Day schools helped to kill language and culture

A new study by UVic professor Dr. Helen Raptis reveals that day schools also damaged native language and culture.

In the first study of its kind, UVic education professor Dr. Helen Raptis reveals that on-reserve Indian day schools were also harmful to aboriginal students just as residential schools were—as day schools contributed to the loss of ancestral language and culture.

Raptis used documentary and oral history approaches to examine the experiences of students who attended Port Essington Indian Day School during the 1930s and 1940s.

Her research illustrates how day schools were less benign than previously thought, causing children to develop strategies to maneuver through two worlds: the Anglo-centric world of formal schooling on the one hand and traditional Tsimshian education on the other.

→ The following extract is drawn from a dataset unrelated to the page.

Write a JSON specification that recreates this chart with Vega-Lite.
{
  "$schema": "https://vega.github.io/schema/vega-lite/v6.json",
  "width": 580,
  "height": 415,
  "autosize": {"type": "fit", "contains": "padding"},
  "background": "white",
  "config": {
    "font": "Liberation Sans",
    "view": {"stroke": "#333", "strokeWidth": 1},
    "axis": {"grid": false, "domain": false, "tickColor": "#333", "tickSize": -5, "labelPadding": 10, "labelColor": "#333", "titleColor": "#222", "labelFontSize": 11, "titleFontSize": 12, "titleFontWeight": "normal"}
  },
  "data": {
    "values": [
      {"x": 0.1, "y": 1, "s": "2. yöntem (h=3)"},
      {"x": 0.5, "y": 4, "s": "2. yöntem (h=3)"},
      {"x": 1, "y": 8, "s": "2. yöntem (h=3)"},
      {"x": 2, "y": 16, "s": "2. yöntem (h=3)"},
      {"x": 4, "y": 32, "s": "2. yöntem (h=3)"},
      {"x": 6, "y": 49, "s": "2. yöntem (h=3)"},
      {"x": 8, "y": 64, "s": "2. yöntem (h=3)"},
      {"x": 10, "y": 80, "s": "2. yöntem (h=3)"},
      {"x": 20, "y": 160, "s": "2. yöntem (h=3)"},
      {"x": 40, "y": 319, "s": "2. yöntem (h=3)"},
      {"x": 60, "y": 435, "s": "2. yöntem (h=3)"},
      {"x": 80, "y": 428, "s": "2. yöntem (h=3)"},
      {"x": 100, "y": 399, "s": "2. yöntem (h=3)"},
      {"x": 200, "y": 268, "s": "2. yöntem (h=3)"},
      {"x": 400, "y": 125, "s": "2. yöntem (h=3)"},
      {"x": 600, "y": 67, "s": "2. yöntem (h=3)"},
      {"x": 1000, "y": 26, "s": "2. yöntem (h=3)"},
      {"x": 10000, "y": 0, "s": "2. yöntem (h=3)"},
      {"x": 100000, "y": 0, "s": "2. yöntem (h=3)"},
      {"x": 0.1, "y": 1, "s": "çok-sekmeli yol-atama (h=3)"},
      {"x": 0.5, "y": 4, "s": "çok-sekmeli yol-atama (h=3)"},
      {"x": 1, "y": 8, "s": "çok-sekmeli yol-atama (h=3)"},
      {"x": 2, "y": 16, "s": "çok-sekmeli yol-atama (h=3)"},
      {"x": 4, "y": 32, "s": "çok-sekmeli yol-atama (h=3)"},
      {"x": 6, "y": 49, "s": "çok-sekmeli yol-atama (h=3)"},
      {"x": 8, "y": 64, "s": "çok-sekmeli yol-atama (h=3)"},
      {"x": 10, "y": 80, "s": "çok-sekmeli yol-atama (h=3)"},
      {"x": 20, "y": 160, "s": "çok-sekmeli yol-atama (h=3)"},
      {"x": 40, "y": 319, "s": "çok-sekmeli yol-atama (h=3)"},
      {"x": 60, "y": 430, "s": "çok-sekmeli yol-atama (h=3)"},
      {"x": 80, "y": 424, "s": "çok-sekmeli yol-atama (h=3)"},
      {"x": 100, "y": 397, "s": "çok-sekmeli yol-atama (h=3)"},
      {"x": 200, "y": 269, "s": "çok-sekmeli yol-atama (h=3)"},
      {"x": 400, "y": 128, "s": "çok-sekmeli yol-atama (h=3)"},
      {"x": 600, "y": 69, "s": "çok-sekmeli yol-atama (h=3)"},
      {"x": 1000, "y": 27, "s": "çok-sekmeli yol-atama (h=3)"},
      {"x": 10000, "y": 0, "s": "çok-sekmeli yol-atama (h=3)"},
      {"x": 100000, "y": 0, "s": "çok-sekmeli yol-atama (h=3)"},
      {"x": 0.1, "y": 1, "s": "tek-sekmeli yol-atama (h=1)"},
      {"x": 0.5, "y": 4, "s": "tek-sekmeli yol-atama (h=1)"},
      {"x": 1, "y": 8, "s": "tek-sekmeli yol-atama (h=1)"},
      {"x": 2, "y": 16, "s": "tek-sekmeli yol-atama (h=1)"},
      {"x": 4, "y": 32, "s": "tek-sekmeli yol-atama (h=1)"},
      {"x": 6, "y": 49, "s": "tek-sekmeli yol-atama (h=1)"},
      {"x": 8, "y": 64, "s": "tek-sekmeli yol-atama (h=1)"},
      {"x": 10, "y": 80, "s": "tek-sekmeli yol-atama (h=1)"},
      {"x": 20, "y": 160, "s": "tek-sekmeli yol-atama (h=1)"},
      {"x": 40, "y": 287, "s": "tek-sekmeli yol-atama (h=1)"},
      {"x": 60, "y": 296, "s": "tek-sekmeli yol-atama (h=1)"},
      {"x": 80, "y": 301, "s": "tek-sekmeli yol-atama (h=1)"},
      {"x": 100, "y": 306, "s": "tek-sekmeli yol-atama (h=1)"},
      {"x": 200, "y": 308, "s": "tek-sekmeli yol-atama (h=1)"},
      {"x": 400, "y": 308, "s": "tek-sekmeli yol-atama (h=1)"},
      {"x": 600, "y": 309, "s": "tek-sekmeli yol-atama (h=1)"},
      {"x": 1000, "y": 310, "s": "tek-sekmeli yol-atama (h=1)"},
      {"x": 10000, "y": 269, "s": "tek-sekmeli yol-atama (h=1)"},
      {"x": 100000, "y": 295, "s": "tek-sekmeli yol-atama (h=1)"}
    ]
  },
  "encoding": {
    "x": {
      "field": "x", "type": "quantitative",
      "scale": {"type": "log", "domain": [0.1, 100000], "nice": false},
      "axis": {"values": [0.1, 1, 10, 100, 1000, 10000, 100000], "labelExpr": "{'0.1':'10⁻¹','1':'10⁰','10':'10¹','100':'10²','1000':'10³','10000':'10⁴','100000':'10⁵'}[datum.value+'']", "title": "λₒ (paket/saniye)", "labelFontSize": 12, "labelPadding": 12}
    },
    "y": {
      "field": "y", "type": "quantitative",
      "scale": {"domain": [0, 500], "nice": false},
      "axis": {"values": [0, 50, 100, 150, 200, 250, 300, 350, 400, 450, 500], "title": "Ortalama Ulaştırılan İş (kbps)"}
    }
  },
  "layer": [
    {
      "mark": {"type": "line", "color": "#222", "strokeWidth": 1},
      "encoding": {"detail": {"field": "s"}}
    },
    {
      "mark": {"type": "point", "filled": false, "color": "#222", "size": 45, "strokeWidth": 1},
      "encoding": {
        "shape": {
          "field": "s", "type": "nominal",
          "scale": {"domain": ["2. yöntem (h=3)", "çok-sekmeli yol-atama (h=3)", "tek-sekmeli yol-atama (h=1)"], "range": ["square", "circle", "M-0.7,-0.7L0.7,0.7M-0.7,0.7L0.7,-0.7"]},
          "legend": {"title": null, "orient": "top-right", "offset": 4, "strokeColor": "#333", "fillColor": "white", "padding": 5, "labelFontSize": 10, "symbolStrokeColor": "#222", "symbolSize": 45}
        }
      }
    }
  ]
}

“One of the elders who had been a student at Port Essington told a story about how her first grade teacher took her home after school every day to play with his children so she could learn English,” recalls Raptis. “But a few years later she had another teacher who made her stand at the blackboard and write I must not speak Sm’algyax’ at least 500 times. Some of the teachers actually spoke the language but at the same time they wouldn’t tolerate it from the children.”

Calculations taken from Department of Indian Affairs annual reports from 1891 to 1951 indicate that day schools educated about 58 per cent of B.C.’s aboriginal students; residential schools accounted for 42 per cent.